When Laker Airways Skytrain collapsed in February 1982, it seemed that the buccaneering career of Britain's most famous airline entrepreneur was over. He said at the time that his company had been forced out of business by unfair competition.
Sir Freddie's claims were supported in a court case brought by the liquidators of Laker Airways against British Airways and a group of other airlines alleging that they had conspired unfairly to force Laker out of business. The case was settled out of court with the airline's founder receiving a personal settlement of nearly pounds 6m.
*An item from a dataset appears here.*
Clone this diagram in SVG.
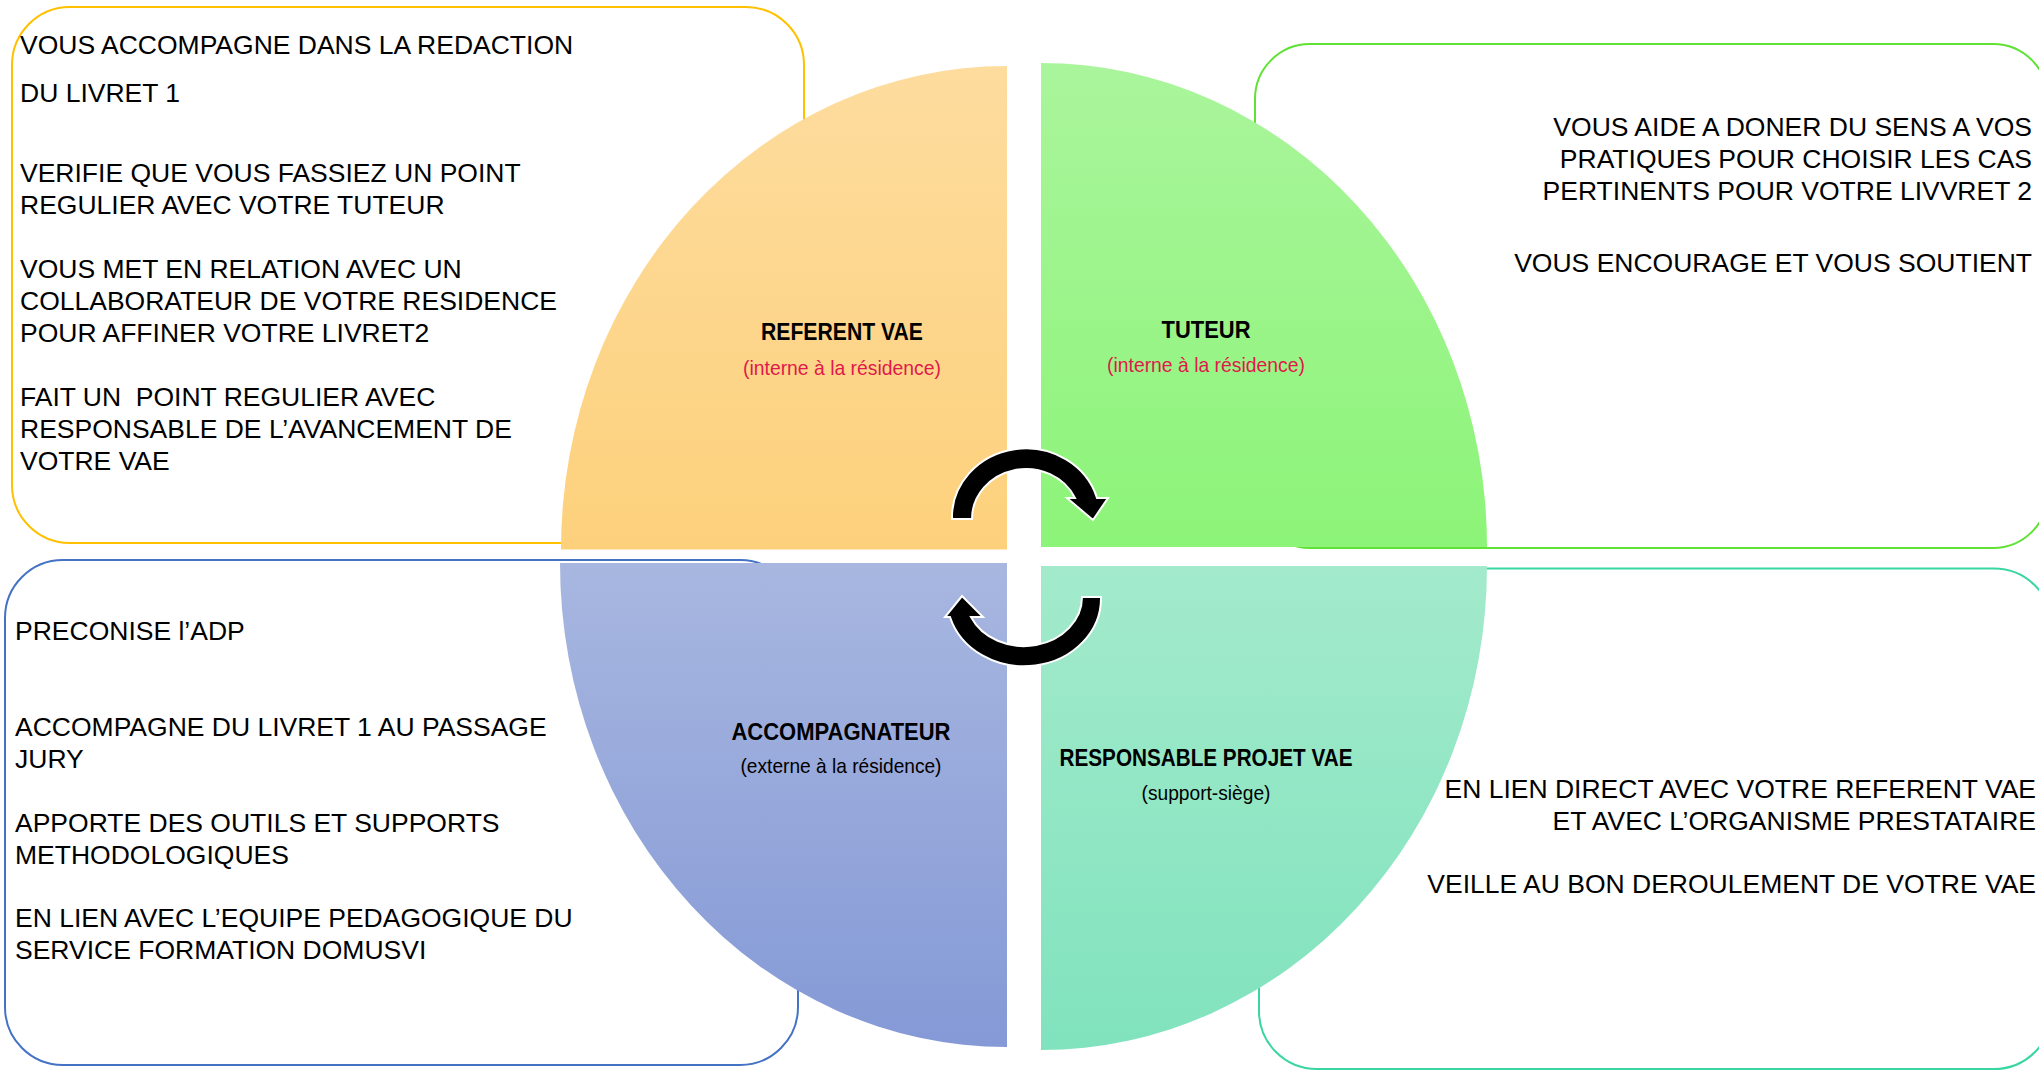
<svg xmlns="http://www.w3.org/2000/svg" width="2039" height="1070" viewBox="0 0 2039 1070">
<defs>
  <linearGradient id="gOrange" x1="0" y1="0" x2="0" y2="1"><stop offset="0" stop-color="#FDDC9E"/><stop offset="1" stop-color="#FDD17C"/></linearGradient>
  <linearGradient id="gGreen" x1="0" y1="0" x2="0" y2="1"><stop offset="0" stop-color="#AAF59C"/><stop offset="1" stop-color="#8CF478"/></linearGradient>
  <linearGradient id="gBlue" x1="0" y1="0" x2="0" y2="1"><stop offset="0" stop-color="#A8B7E0"/><stop offset="1" stop-color="#8499D6"/></linearGradient>
  <linearGradient id="gTeal" x1="0" y1="0" x2="0" y2="1"><stop offset="0" stop-color="#A3EACC"/><stop offset="1" stop-color="#80E3BD"/></linearGradient>
</defs>
<style>
  .box{fill:#fff;stroke-width:2}
  .t{font-family:"Liberation Sans",Arial,sans-serif;font-size:26.5px;fill:#000}
  .r{text-anchor:end}
  .lbl{font-family:"Liberation Sans",Arial,sans-serif;font-weight:bold;font-size:23px;text-anchor:middle;fill:#000}
  .sub{font-family:"Liberation Sans",Arial,sans-serif;font-size:21px;text-anchor:middle;fill:#000}
  .red{fill:#E0194B}
  .arrow{fill:#000;stroke:#fff;stroke-width:2;stroke-linejoin:miter}
</style>
<rect width="2039" height="1070" fill="#fff"/>

<g id="referent-vae">
  <rect class="box" x="12" y="7" width="792" height="536" rx="58" stroke="#FFC000"/>
  <path d="M1007,549.5 L561,549.5 A446,483.5 0 0 1 1007,66 Z" fill="url(#gOrange)"/>
  <text class="lbl" x="842" y="340" textLength="162" lengthAdjust="spacingAndGlyphs">REFERENT VAE</text>
  <text class="sub red" x="842" y="375" textLength="198" lengthAdjust="spacingAndGlyphs">(interne à la résidence)</text>
  <text class="t" x="20" y="54">VOUS ACCOMPAGNE DANS LA REDACTION</text>
  <text class="t" x="20" y="102">DU LIVRET 1</text>
  <text class="t" x="20" y="182">VERIFIE QUE VOUS FASSIEZ UN POINT</text>
  <text class="t" x="20" y="214">REGULIER AVEC VOTRE TUTEUR</text>
  <text class="t" x="20" y="278">VOUS MET EN RELATION AVEC UN</text>
  <text class="t" x="20" y="310">COLLABORATEUR DE VOTRE RESIDENCE</text>
  <text class="t" x="20" y="342">POUR AFFINER VOTRE LIVRET2</text>
  <text class="t" x="20" y="406" xml:space="preserve">FAIT UN  POINT REGULIER AVEC</text>
  <text class="t" x="20" y="438">RESPONSABLE DE L’AVANCEMENT DE</text>
  <text class="t" x="20" y="470">VOTRE VAE</text>
</g>

<g id="tuteur">
  <rect class="box" x="1255" y="44" width="793" height="504" rx="55" stroke="#5FE135"/>
  <path d="M1041,547 L1041,63 A446,484 0 0 1 1487,547 Z" fill="url(#gGreen)"/>
  <text class="lbl" x="1206" y="338" textLength="89" lengthAdjust="spacingAndGlyphs">TUTEUR</text>
  <text class="sub red" x="1206" y="372" textLength="198" lengthAdjust="spacingAndGlyphs">(interne à la résidence)</text>
  <text class="t r" x="2032" y="135.5">VOUS AIDE A DONER DU SENS A VOS</text>
  <text class="t r" x="2032" y="167.5">PRATIQUES POUR CHOISIR LES CAS</text>
  <text class="t r" x="2032" y="199.5">PERTINENTS POUR VOTRE LIVVRET 2</text>
  <text class="t r" x="2032" y="271.5">VOUS ENCOURAGE ET VOUS SOUTIENT</text>
</g>

<g id="accompagnateur">
  <rect class="box" x="5" y="560" width="793" height="505" rx="58" stroke="#4472C4"/>
  <path d="M1007,563 L1007,1047 A447,484 0 0 1 560,563 Z" fill="url(#gBlue)"/>
  <text class="lbl" x="841" y="740" textLength="219" lengthAdjust="spacingAndGlyphs">ACCOMPAGNATEUR</text>
  <text class="sub" x="841" y="773" textLength="201" lengthAdjust="spacingAndGlyphs">(externe à la résidence)</text>
  <text class="t" x="15" y="640">PRECONISE l’ADP</text>
  <text class="t" x="15" y="736">ACCOMPAGNE DU LIVRET 1 AU PASSAGE</text>
  <text class="t" x="15" y="768">JURY</text>
  <text class="t" x="15" y="831.5">APPORTE DES OUTILS ET SUPPORTS</text>
  <text class="t" x="15" y="863.5">METHODOLOGIQUES</text>
  <text class="t" x="15" y="927">EN LIEN AVEC L’EQUIPE PEDAGOGIQUE DU</text>
  <text class="t" x="15" y="959">SERVICE FORMATION DOMUSVI</text>
</g>

<g id="responsable-projet-vae">
  <rect class="box" x="1259" y="568.5" width="793" height="500.5" rx="58" stroke="#3AD6A0"/>
  <path d="M1041,566 L1487,566 A446,484 0 0 1 1041,1050 Z" fill="url(#gTeal)"/>
  <text class="lbl" x="1206" y="766" textLength="293" lengthAdjust="spacingAndGlyphs">RESPONSABLE PROJET VAE</text>
  <text class="sub" x="1206" y="800" textLength="129" lengthAdjust="spacingAndGlyphs">(support-siège)</text>
  <text class="t r" x="2036" y="797.5">EN LIEN DIRECT AVEC VOTRE REFERENT VAE</text>
  <text class="t r" x="2036" y="829.5">ET AVEC L’ORGANISME PRESTATAIRE</text>
  <text class="t r" x="2036" y="893">VEILLE AU BON DEROULEMENT DE VOTRE VAE</text>
</g>

<g id="connectors">
  <path class="arrow" d="M952,519 A74,69 0 0 1 1097,498 L1108,498 L1093,520 L1067,498 L1075,498 A54,50 0 0 0 972,519 Z"/>
  <path class="arrow" d="M1101,597 A77,68 0 0 1 950,617 L945,617 L962,596 L983,617 L971,617 A58,49 0 0 0 1082,597 Z"/>
</g>
</svg>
He worked in Miami and the Bahamas as a consultant for 'Tiny' Rowland's Princess hotel and casino group. He returned to the airline business earlier this year when he set up Laker Airways (Bahamas) Ltd to operate a charter contract for Princess using two Boeing 727 aircraft to fly customers from several US airports to the Bahamas.
Yesterday Sir Freddie disclosed that he has applied to the American Department of Transportation for authority to operate these charter services as scheduled flights.
When Laker replaces the Boeing 727s next year he is planning to acquire 'two or three' aircraft which will have the range to operate non-stop from the United States to Europe. He is planning to run services from US airports such as Orlando to London and Frankfurt via the Bahamas.
Sir Freddie said that fares for the services would be competitive. 'My fares have always been cost- related,' he said. His two-night packages to the Bahamas from Orlando, including return air travel, cost pounds 88.